La literatura policial es una buena manera de ilustrar el punto. Recordamos a los grandes detectives de ficción como a Sherlock Holmes de Arthur Conan Doyle, a Hércules Poirot de Agatha Christie, o a Daniel Hernández de Rodolfo Walsh. En este tipo de novelas por lo general hay un asesinato. El cadáver está allí, es un acontecimiento absoluto, una sustancia y, por supuesto, hay un responsable, a saber, el asesino. Después de ello, vendrán los atributos como, por ejemplo, saber quién fue el culpable, el móvil, las circunstancias, etcétera.

En la actualidad asistimos también a una escena de un crimen, en palabras de Jean Baudrillard, a un “crimen perfecto”; su perfección radica en que el cadáver está ausente, solo están las interpretaciones, el simulacro. La historia ha sido matada sin que se percaten de ello. Por tanto, sin hecho no hay sujeto causante del hecho. La historia ha muerto y, junto con ella, el agente que la pensaba, ya que para que este exista se necesita demora, se precisa detenerse un rato. Hoy la rapidez hace que nada dure, que todo pase. Pensemos en los “posts” de Facebook o en las imágenes de Instagram o en los videos de TikTok, todos los contenidos son insustanciales, transitan y siguen transitando “ad infinitum”, únicamente está el goce del instante y luego desaparecen en el océano de la web, en un gran agujero negro virtual que lo absorbe todo.
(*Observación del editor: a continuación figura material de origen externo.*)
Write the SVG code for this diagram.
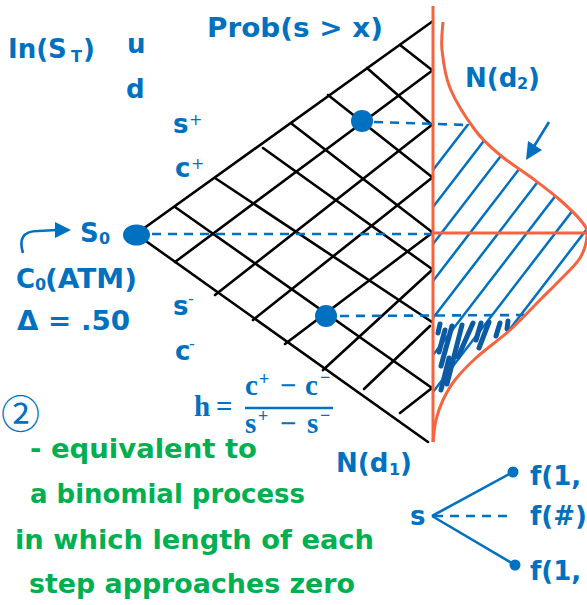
<svg xmlns="http://www.w3.org/2000/svg" width="587" height="605" viewBox="0 0 587 605">
<style>
.lbl{font-family:"DejaVu Sans","Liberation Sans",sans-serif;font-weight:bold;fill:#0070C0;font-size:26px}
.sub{font-family:"DejaVu Sans","Liberation Sans",sans-serif;font-weight:bold;fill:#0070C0;font-size:16px}
.sup{font-family:"DejaVu Sans","Liberation Sans",sans-serif;fill:#0070C0;font-size:16px}
.grn{font-family:"DejaVu Sans","Liberation Sans",sans-serif;font-weight:bold;fill:#00B050;font-size:27px}
.math{font-family:"Liberation Serif","DejaVu Serif",serif;font-weight:bold;fill:#0070C0;font-size:29px}
.msup{font-family:"Liberation Serif","DejaVu Serif",serif;font-weight:bold;fill:#0070C0;font-size:18px}
.grid line{stroke:#000;stroke-width:2.6;stroke-linecap:round}
.dash{stroke:#0070C0;stroke-width:2.6;stroke-dasharray:9 7;fill:none}
.hatch line{stroke:#0070C0;stroke-width:2.5}
.scrib line{stroke:#0b5aa3;stroke-width:5;stroke-linecap:round}
.red{stroke:#f8633f;stroke-width:3;fill:none}
.blue{stroke:#0070C0;stroke-width:2.6;fill:none}
</style>
<defs>
<clipPath id="cBand"><rect x="433" y="124" width="160" height="271"/></clipPath>
<clipPath id="cBell"><path d="M433,22 L443,22 C442.8,26.7 440.8,39 442,50 C443.2,61 444.5,74.7 450,88 C455.5,101.3 466.7,118.8 475,130 C483.3,141.2 490.5,147 500,155 C509.5,163 522,170.5 532,178 C542,185.5 551.7,192.7 560,200 C568.3,207.3 577.5,216.2 582,222 C586.5,227.8 587.3,229 587,235 C586.7,241 584.5,250.5 580,258 C575.5,265.5 566.7,273 560,280 C553.3,287 548.3,291.7 540,300 C531.7,308.3 520.5,320.5 510,330 C499.5,339.5 486.2,348.7 477,357 C467.8,365.3 460.7,372.8 455,380 C449.3,387.2 446.2,393.3 443,400 C439.8,406.7 437.7,413 436,420 C434.3,427 433.5,438.3 433,442 Z"/></clipPath>
</defs>
<rect width="587" height="605" fill="#fff"/>

<g id="connectors">
<g id="grid" class="grid">
<line x1="136" y1="234" x2="428" y2="442"/>
<line x1="175" y1="207" x2="432" y2="388"/>
<line x1="215" y1="178" x2="432" y2="322"/>
<line x1="263" y1="148" x2="432" y2="269"/>
<line x1="292" y1="124" x2="432" y2="232"/>
<line x1="328" y1="95" x2="432" y2="177"/>
<line x1="367" y1="68" x2="432" y2="125"/>
<line x1="400" y1="45" x2="432" y2="70"/>
<line x1="136" y1="234" x2="433" y2="21"/>
<line x1="175" y1="262" x2="433" y2="70"/>
<line x1="215" y1="295" x2="433" y2="124"/>
<line x1="253" y1="320" x2="433" y2="177"/>
<line x1="285" y1="344" x2="432" y2="233"/>
<line x1="323" y1="370" x2="432" y2="270"/>
<line x1="364" y1="389" x2="430" y2="326"/>
<line x1="400" y1="413" x2="432" y2="388"/>
</g>
<g id="hatch" class="hatch" clip-path="url(#cBand)">
<g clip-path="url(#cBell)">
<line x1="433" y1="170" x2="600" y2="-47"/>
<line x1="433" y1="207" x2="600" y2="-10"/>
<line x1="433" y1="244" x2="600" y2="27"/>
<line x1="433" y1="281" x2="600" y2="64"/>
<line x1="433" y1="318" x2="600" y2="101"/>
<line x1="433" y1="355" x2="600" y2="138"/>
<line x1="433" y1="392" x2="600" y2="175"/>
<line x1="433" y1="429" x2="600" y2="212"/>
</g>
</g>
<g id="scribbles" class="scrib">
<line x1="440" y1="324" x2="438" y2="333"/>
<line x1="452" y1="326" x2="441" y2="366"/>
<line x1="462" y1="325" x2="447" y2="384"/>
<line x1="473" y1="323" x2="458" y2="357"/>
<line x1="481" y1="323" x2="476" y2="340"/>
<line x1="489" y1="322" x2="479" y2="348"/>
<line x1="500" y1="323" x2="496" y2="336"/>
<line x1="508" y1="321" x2="507" y2="329"/>
<line x1="449" y1="358" x2="441" y2="390"/>
<line x1="445" y1="330" x2="439" y2="352"/>
</g>
<g id="dashes">
<line class="dash" x1="374" y1="122" x2="468" y2="125"/>
<line class="dash" x1="152" y1="234" x2="433" y2="234"/>
<line class="dash" x1="340" y1="316" x2="525" y2="315"/>
</g>
<g id="bell">
<line class="red" x1="433" y1="6" x2="433" y2="442"/>
<line class="red" x1="433" y1="233" x2="587" y2="233"/>
<path class="red" d="M443,22 C442.8,26.7 440.8,39 442,50 C443.2,61 444.5,74.7 450,88 C455.5,101.3 466.7,118.8 475,130 C483.3,141.2 490.5,147 500,155 C509.5,163 522,170.5 532,178 C542,185.5 551.7,192.7 560,200 C568.3,207.3 577.5,216.2 582,222 C586.5,227.8 587.3,229 587,235 C586.7,241 584.5,250.5 580,258 C575.5,265.5 566.7,273 560,280 C553.3,287 548.3,291.7 540,300 C531.7,308.3 520.5,320.5 510,330 C499.5,339.5 486.2,348.7 477,357 C467.8,365.3 460.7,372.8 455,380 C449.3,387.2 446.2,393.3 443,400 C439.8,406.7 437.7,413 436,420 C434.3,427 433.5,438.3 433,442"/>
</g>
<g id="arrows">
<line class="blue" x1="549" y1="122" x2="533" y2="148"/>
<polygon points="526,160 528,141 542,150" fill="#0070C0"/>
<path class="blue" stroke-width="3" d="M23,253 C19,240 22,231 38,231 L57,230"/>
<polygon points="71,230 55,222 55,238" fill="#0070C0"/>
</g>
<g id="tree">
<line class="blue" x1="432" y1="516" x2="513" y2="472"/>
<line class="blue" x1="432" y1="516" x2="515" y2="565"/>
<line class="dash" stroke-dasharray="8 6" x1="434" y1="516" x2="513" y2="516"/>
</g>
</g>

<g id="node-s0"><ellipse cx="136.5" cy="235" rx="13.5" ry="10.5" fill="#0070C0"/></g>
<g id="node-up"><circle cx="362" cy="121" r="11" fill="#0070C0"/></g>
<g id="node-down"><circle cx="326" cy="316" r="11" fill="#0070C0"/></g>
<g id="node-f-up"><circle cx="513" cy="472" r="5.5" fill="#0070C0"/></g>
<g id="node-f-down"><circle cx="515" cy="565" r="5.5" fill="#0070C0"/></g>

<g id="labels">
<text class="lbl" x="8" y="58">In(S</text><text class="sub" font-size="19" x="71" y="62">T</text><text class="lbl" x="83" y="58">)</text>
<text class="lbl" x="127" y="53">u</text>
<text class="lbl" x="126" y="98">d</text>
<text class="lbl" x="207" y="37" textLength="176" lengthAdjust="spacingAndGlyphs">Prob(s &gt; x)</text>
<text class="lbl" x="465" y="87">N(d</text><text class="sub" x="517" y="89">2</text><text class="lbl" x="528" y="87">)</text>
<text class="lbl" x="173" y="133">s</text><text class="sup" x="189" y="125">+</text>
<text class="lbl" x="175" y="177">c</text><text class="sup" x="191" y="169">+</text>
<text class="lbl" x="80" y="242">S</text><text class="sub" x="99" y="244">0</text>
<text class="lbl" x="16" y="288">C</text><text class="sub" x="35" y="290">0</text><text class="lbl" x="45" y="288" textLength="92" lengthAdjust="spacingAndGlyphs">(ATM)</text>
<text class="lbl" x="17" y="330" textLength="113" lengthAdjust="spacingAndGlyphs">Δ = .50</text>
<text class="lbl" x="173" y="315">s</text><text class="sup" font-size="20" x="188" y="304">-</text>
<text class="lbl" x="175" y="360">c</text><text class="sup" font-size="20" x="189" y="349">-</text>
<text class="lbl" x="336" y="472">N(d</text><text class="sub" x="389" y="475">1</text><text class="lbl" x="400" y="472">)</text>
<text class="lbl" x="410" y="525">s</text>
<text class="lbl" x="530" y="485">f(1,</text>
<text class="lbl" x="530" y="525">f(#)</text>
<text class="lbl" x="530" y="580">f(1,</text>
<text x="1" y="428" font-family="'Noto Sans CJK SC','DejaVu Sans',sans-serif" font-size="39" fill="#0070C0">②</text>
</g>

<g id="formula">
<text class="math" font-size="28" x="194" y="416">h</text>
<text class="math" font-size="28" x="216" y="416">=</text>
<text class="math" x="245" y="395">c</text><text class="msup" x="259" y="385">+</text>
<text class="math" x="280" y="395">−</text>
<text class="math" x="305" y="395">c</text><text class="msup" x="320" y="383">−</text>
<line x1="245" y1="408" x2="333" y2="408" stroke="#0070C0" stroke-width="2.5"/>
<text class="math" x="245" y="433">s</text><text class="msup" x="258" y="422">+</text>
<text class="math" x="280" y="433">−</text>
<text class="math" x="307" y="433">s</text><text class="msup" x="320" y="421">−</text>
</g>

<g id="note">
<text class="grn" x="30" y="458" textLength="227" lengthAdjust="spacingAndGlyphs">- equivalent to</text>
<text class="grn" x="30" y="503" textLength="275" lengthAdjust="spacingAndGlyphs">a binomial process</text>
<text class="grn" x="15" y="549" textLength="359" lengthAdjust="spacingAndGlyphs">in which length of each</text>
<text class="grn" x="29" y="593" textLength="326" lengthAdjust="spacingAndGlyphs">step approaches zero</text>
</g>
</svg>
El nuevo ente no es un sujeto, es una incógnita que vive des-sujetado cuya memoria ha perecido, donde su condición de “cogito” se ha vuelto estéril. En cambio, puede que todavía queden algunos que se atrevan a mirar más allá, que intenten despabilarse del sueño de lo digital: esos son los “extranjeros”, los que han perdido la ciudadanía de un mundo que muta fijamente, que no les responde, que no los reconoce, que los descalifica: tristemente lo único que obtendrán de su herejía será la cicuta de Sócrates, la cruz de Cristo o la hoguera de Giordano Bruno.

Tenemos un homicidio sin cadáver, tenemos culpas sin culpables, solo cáscaras huecas. Esto es muy grave, a tal grado que las virtudes ilustradas, aquellas que definieron a nuestra cultura están en crisis; por lo cual la huida hacia los extremismos religiosos y los totalitarismos políticos están constituyendo un serio peligro para los buscadores de sentidos.

¿Dónde quedaron los héroes y los mártires? ¿Dónde están los Eugéne de Rastignac, aquel personaje íntegro que creara Honorato de Balzac, que se sacrificó solo para que el anciano “Papá Goriot” pueda morir con dignidad? ¿Dónde residen aquellos que algún día se estremecieron con una estrofa de Alfred de Musset o con el final de la novela de Emily Brontë?

Después del futuro ¿qué?: si no hacemos algo, y pronto, el único propósito que estará por delante -tal como lo dijo el poeta Rainer María Rilke-, no será otro “más que ser derrotados”.